Cuts in musicians’ salaries are the order of the day, some voluntary — the BSO players to the tune of 12.5 percent in 2009 — others reluctantly, after difficult disputes. “The Saint Paul Chamber Orchestra locked their musicians out for six months,” says Michael Henson, CEO of the Minnesota Orchestra. “They were able to negotiate a contract with a 19 percent reduction in pay. Indianapolis locked their musicians out; they negotiated a 32 percent reduction. The Atlanta lockout, they negotiated an 18 percent settlement. A lockout doesn’t mean you can’t negotiate.”
Spring for Music’s reflection of cost-cutting is in its ticket prices: a flat $25 for any ticket in the house. The Baltimore Symphony Orchestra tried the same experiment in 2007-08 to counteract audience attrition. “It had a dramatic impact in attracting new people,” says Paul Meecham, the orchestra’s president and CEO. But few orchestras can afford to keep tiprices so low in a tough economic climate.

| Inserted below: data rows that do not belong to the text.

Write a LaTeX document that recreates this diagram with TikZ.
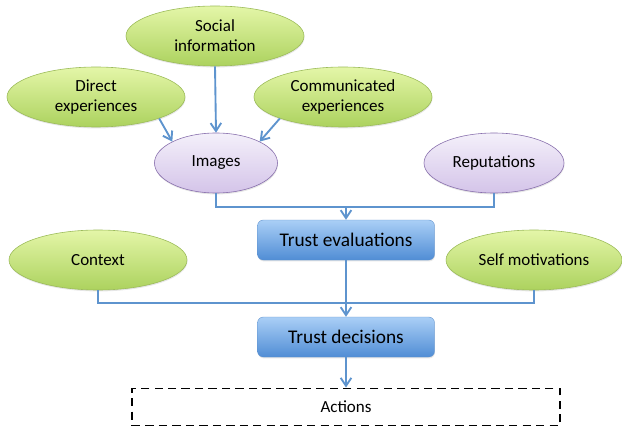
\documentclass[tikz,border=0pt]{standalone}
\usepackage{fontspec}
\setmainfont{Carlito}
\usetikzlibrary{arrows.meta,positioning,shapes.geometric,shadows}
\definecolor{TrGreenTop}{RGB}{228,246,168}
\definecolor{TrGreenBot}{RGB}{172,210,94}
\definecolor{TrGreenLine}{RGB}{155,187,89}
\definecolor{TrLilacTop}{RGB}{244,240,250}
\definecolor{TrLilacBot}{RGB}{212,196,233}
\definecolor{TrLilacLine}{RGB}{135,110,172}
\definecolor{TrBlueTop}{RGB}{170,207,246}
\definecolor{TrBlueBot}{RGB}{80,141,213}
\definecolor{TrBlueLine}{RGB}{95,145,205}
\definecolor{TrArrow}{RGB}{94,148,206}
\tikzset{
  tr/source/.style={
    ellipse,
    draw=TrGreenLine,
    line width=0.5pt,
    top color=TrGreenTop,
    bottom color=TrGreenBot,
    align=center,
    inner sep=0pt,
    minimum width=5.34cm,
    minimum height=1.8cm,
    drop shadow={opacity=0.2,shadow xshift=0.4pt,shadow yshift=-1.2pt},
    font=\fontsize{14.5}{17}\selectfont
  },
  tr/image/.style={
    ellipse,
    draw=TrLilacLine,
    line width=0.5pt,
    top color=TrLilacTop,
    bottom color=TrLilacBot,
    align=center,
    inner sep=0pt,
    minimum height=1.8cm,
    drop shadow={opacity=0.2,shadow xshift=0.4pt,shadow yshift=-1.2pt},
    font=\fontsize{14.5}{17}\selectfont
  },
  tr/box/.style={
    rectangle,
    rounded corners=5pt,
    draw=TrBlueLine,
    line width=0.3pt,
    top color=TrBlueTop,
    bottom color=TrBlueBot,
    align=center,
    minimum width=5.31cm,
    minimum height=1.2cm,
    drop shadow={opacity=0.2,shadow xshift=0.4pt,shadow yshift=-1.2pt},
    font=\fontsize{16.5}{19}\selectfont
  },
  tr/future/.style={
    rectangle,
    draw=black,
    line width=1.6pt,
    dash pattern=on 7pt off 4.5pt,
    fill=white,
    minimum width=12.84cm,
    minimum height=1.11cm,
    font=\fontsize{14.5}{17}\selectfont
  },
  tr/line/.style={line width=1.6pt, draw=TrArrow},
  tr/arrow/.style={-{Straight Barb[length=2.4mm,width=3.2mm]}, line width=1.6pt, draw=TrArrow}
}
\begin{document}
\begin{tikzpicture}[x=1cm,y=1cm]
  \useasboundingbox (0,0) rectangle (18.66,12.81);
  % inputs to images
  \node[tr/source] (social) at (6.45,11.73) {Social\\information};
  \node[tr/source] (direct) at (2.88,9.90) {Direct\\experiences};
  \node[tr/source] (comm) at (10.29,9.90) {Communicated\\experiences};
  \node[tr/image,minimum width=3.69cm] (images) at (6.48,7.92) {Images};
  \node[tr/image,minimum width=4.20cm] (reput) at (14.82,7.92) {Reputations};
  \node[tr/box] (treval) at (10.38,5.61) {Trust evaluations};
  \node[tr/source] (context) at (2.94,5.01) {Context};
  \node[tr/source,minimum width=5.28cm] (selfmot) at (16.02,5.01) {Self motivations};
  \node[tr/box] (tdec) at (10.38,2.70) {Trust decisions};
  \node[tr/future] (actions) at (10.38,0.60) {Actions};
  \coordinate (merge1) at (10.38,6.60);
  \coordinate (merge2) at (10.38,3.72);
  \draw[tr/arrow] (direct.south east) -- (images.north west);
  \draw[tr/arrow] (social.south) -- (images.north);
  \draw[tr/arrow] (comm.south west) -- (images.north east);
  \draw[tr/line] (images.south) |- (merge1) -| (reput.south);
  \draw[tr/arrow] (merge1) -- (treval.north);
  \draw[tr/line] (context.south) |- (merge2) -| (selfmot.south);
  \draw[tr/arrow] (treval.south) -- (tdec.north);
  \draw[tr/arrow] (tdec.south) -- (actions.north);
\end{tikzpicture}
\end{document}
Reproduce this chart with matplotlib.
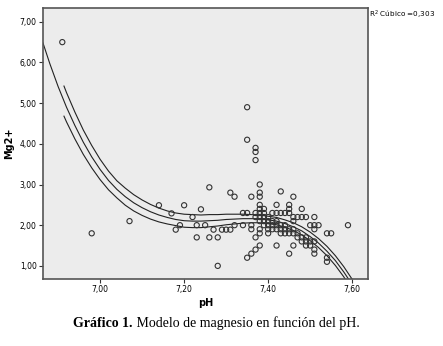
import matplotlib
matplotlib.use("Agg")
import matplotlib.pyplot as plt

# Datos (pH, Mg2+)
ph = [6.91, 6.98, 7.07, 7.14, 7.17, 7.18, 7.19, 7.20, 7.22, 7.23, 7.23, 7.24,
      7.25, 7.26, 7.26, 7.27, 7.28, 7.28, 7.29, 7.30, 7.31, 7.31, 7.32, 7.32,
      7.34, 7.34, 7.35, 7.35, 7.35, 7.35, 7.36, 7.36, 7.36, 7.36, 7.37, 7.37,
      7.37, 7.37, 7.37, 7.37, 7.37, 7.38, 7.38, 7.38, 7.38, 7.38, 7.38, 7.38,
      7.38, 7.38, 7.38, 7.38, 7.39, 7.39, 7.39, 7.39, 7.39, 7.40, 7.40, 7.40,
      7.40, 7.40, 7.41, 7.41, 7.41, 7.41, 7.42, 7.42, 7.42, 7.42, 7.42, 7.42,
      7.43, 7.43, 7.43, 7.43, 7.43, 7.44, 7.44, 7.44, 7.44, 7.45, 7.45, 7.45,
      7.45, 7.45, 7.45, 7.46, 7.46, 7.46, 7.46, 7.46, 7.46, 7.47, 7.47, 7.47,
      7.48, 7.48, 7.48, 7.48, 7.49, 7.49, 7.49, 7.49, 7.50, 7.50, 7.50, 7.51,
      7.51, 7.51, 7.51, 7.51, 7.51, 7.52, 7.54, 7.55, 7.54, 7.54, 7.59]
mg = [6.50, 1.80, 2.10, 2.49, 2.29, 1.89, 2.00, 2.49, 2.20, 2.00, 1.70, 2.39,
      2.00, 1.70, 2.93, 1.89, 1.70, 1.00, 1.89, 1.89, 1.89, 2.80, 2.70, 2.00,
      2.00, 2.30, 2.30, 4.90, 4.10, 1.20, 2.70, 2.00, 1.90, 1.30, 3.90, 3.80,
      3.60, 1.70, 1.40, 2.20, 2.30, 3.00, 2.80, 2.70, 2.50, 2.40, 2.30, 2.20,
      2.10, 1.90, 1.80, 1.50, 2.40, 2.30, 2.20, 2.10, 2.00, 2.20, 2.10, 2.00,
      1.90, 1.80, 2.30, 2.10, 2.00, 1.90, 2.50, 2.30, 2.10, 2.00, 1.90, 1.50,
      2.83, 2.30, 2.00, 1.90, 1.80, 2.30, 2.00, 1.90, 1.80, 2.50, 2.40, 2.30,
      1.90, 1.80, 1.30, 2.70, 2.20, 2.10, 1.90, 1.80, 1.50, 2.20, 1.80, 1.70,
      2.40, 2.20, 1.70, 1.60, 2.20, 1.70, 1.60, 1.50, 2.00, 1.60, 1.50, 2.20,
      2.00, 1.90, 1.60, 1.40, 1.30, 2.00, 1.80, 1.80, 1.20, 1.10, 2.00]

# ajuste cubico
fit_x = [6.864, 6.88, 6.90, 6.92, 6.94, 6.96, 6.98, 7.00, 7.02, 7.04, 7.06,
         7.08, 7.10, 7.12, 7.14, 7.16, 7.18, 7.20, 7.22, 7.24, 7.26, 7.28,
         7.30, 7.32, 7.34, 7.36, 7.38, 7.40, 7.42, 7.44, 7.46, 7.48, 7.50,
         7.52, 7.54, 7.56, 7.58, 7.60, 7.62]
fit_y = [6.48, 5.98, 5.41, 4.90, 4.45, 4.04, 3.68, 3.37, 3.10, 2.88, 2.70,
         2.55, 2.43, 2.33, 2.25, 2.19, 2.14, 2.11, 2.10, 2.10, 2.11, 2.12,
         2.14, 2.15, 2.16, 2.16, 2.16, 2.13, 2.10, 2.04, 1.96, 1.86, 1.72,
         1.56, 1.36, 1.13, 0.85, 0.54, 0.17]

# bandas IC 95% de la media
ci_x = [6.914, 6.92, 6.94, 6.96, 6.98, 7.00, 7.02, 7.04, 7.06, 7.08, 7.10,
        7.12, 7.14, 7.16, 7.18, 7.20, 7.22, 7.24, 7.26, 7.28, 7.30, 7.32,
        7.34, 7.36, 7.38, 7.40, 7.42, 7.44, 7.46, 7.48, 7.50, 7.52, 7.54,
        7.56, 7.58, 7.60]
ci_up = [5.42, 5.26, 4.78, 4.34, 3.96, 3.62, 3.33, 3.09, 2.91, 2.75, 2.62,
         2.51, 2.42, 2.35, 2.30, 2.27, 2.26, 2.25, 2.26, 2.26, 2.27, 2.27,
         2.27, 2.26, 2.25, 2.22, 2.19, 2.13, 2.06, 1.96, 1.83, 1.67, 1.48,
         1.25, 0.98, 0.67]
ci_lo = [4.68, 4.54, 4.12, 3.74, 3.41, 3.12, 2.87, 2.67, 2.49, 2.35, 2.24,
         2.15, 2.08, 2.03, 1.99, 1.95, 1.94, 1.94, 1.96, 1.98, 2.01, 2.03,
         2.05, 2.06, 2.06, 2.04, 2.01, 1.95, 1.87, 1.76, 1.62, 1.45, 1.25,
         1.01, 0.73, 0.41]

x_ticks = [7.00, 7.20, 7.40, 7.60]
y_ticks = [1.00, 2.00, 3.00, 4.00, 5.00, 6.00, 7.00]

fig = plt.figure(figsize=(4.43, 3.46), dpi=100)
ax = fig.add_axes([0.097, 0.194, 0.734, 0.783])
ax.set_facecolor("#ececec")

ax.scatter(ph, mg, s=14, facecolors="none", edgecolors="#333333", linewidths=0.8, zorder=3)
ax.plot(fit_x, fit_y, color="#222222", lw=0.8, zorder=2)
ax.plot(ci_x, ci_up, color="#222222", lw=0.8, zorder=2)
ax.plot(ci_x, ci_lo, color="#222222", lw=0.8, zorder=2)

ax.set_xlim(6.864, 7.638)
ax.set_ylim(0.68, 7.34)
ax.set_xticks(x_ticks)
ax.set_yticks(y_ticks)
ax.set_xticklabels([f"{v:.2f}".replace(".", ",") for v in x_ticks])
ax.set_yticklabels([f"{v:.2f}".replace(".", ",") for v in y_ticks])
ax.tick_params(labelsize=5.5, length=3, width=0.8, color="#333333", pad=1.5)
for sp in ax.spines.values():
    sp.set_color("#555555")
    sp.set_linewidth(1.2)

ax.set_xlabel("pH", fontsize=7, fontweight="bold", labelpad=3)
ax.set_ylabel("Mg2+", fontsize=7, fontweight="bold", labelpad=4)

fig.text(0.833, 0.958, "R$^2$ Cúbico =0,303", fontsize=5.2, ha="left", va="center")

# pie de figura
fig.canvas.draw()
t1 = fig.text(0.165, 0.055, "Gráfico 1.", fontsize=10, fontweight="bold",
              family="Liberation Serif", ha="left", va="baseline")
r = fig.canvas.get_renderer()
bb = t1.get_window_extent(r)
fig.text(bb.x1 / fig.bbox.width, 0.055, " Modelo de magnesio en función del pH.",
         fontsize=10, family="Liberation Serif", ha="left", va="baseline")

fig.savefig("out.png", dpi=100)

And neither, it turns out, can Spring for Music. The festival’s founders hoped that the idea would gain momentum and that another funder would step in after the initial seed money ran out. But like many innovations in the current climate, this good idea hasn’t proven economically viable. Even at $25, tickets for unusual, innovative programs by little-known orchestras are a hard sell — to audiences and potential funders. So next year, the festival’s fourth, will also be its last.
A new business model
Classical music no longer plays the same role in society that it did in, say, 1950, or even 1980, when Time magazine put Vladimir Horowitz on the cover. “Music has been marginalized from the central social and intellectual discourse,” says the Los Angeles Philharmonic’s Borda.
People are not as willing to commit to going to hear concert music 12 or 14 times a year, and today’s lifestyle is less compatible with subscribing to the orchestra every Thursday night or Saturday afternoon. The traditional subscription model has long been crumbling. Orchestras have to work harder to reach more people, and they are getting more new audiences as a result. Of the 66,000 households that bought tickets to the New York Philharmonic last year, 38,000 — more than half — were new to the database, says David Snead, the orchestra’s vice president of marketing and communications. “It turns out that on any given night, something like 20 percent of the audience is there for the first time,” Snead says, adding, “The problem isn’t getting them, the problem is keeping them.” In fact, orchestras are reaching a lot more people than they used to: In the 2011-12 season, the Philharmonic reached more than twice as many households as the 33,030 that bought tickets in 2003-04. But the actual number of tickets sold was nearly the same: Each ticket-buyer went less often. “We have a much larger, but less committed base of attendees than in the past,” Snead says.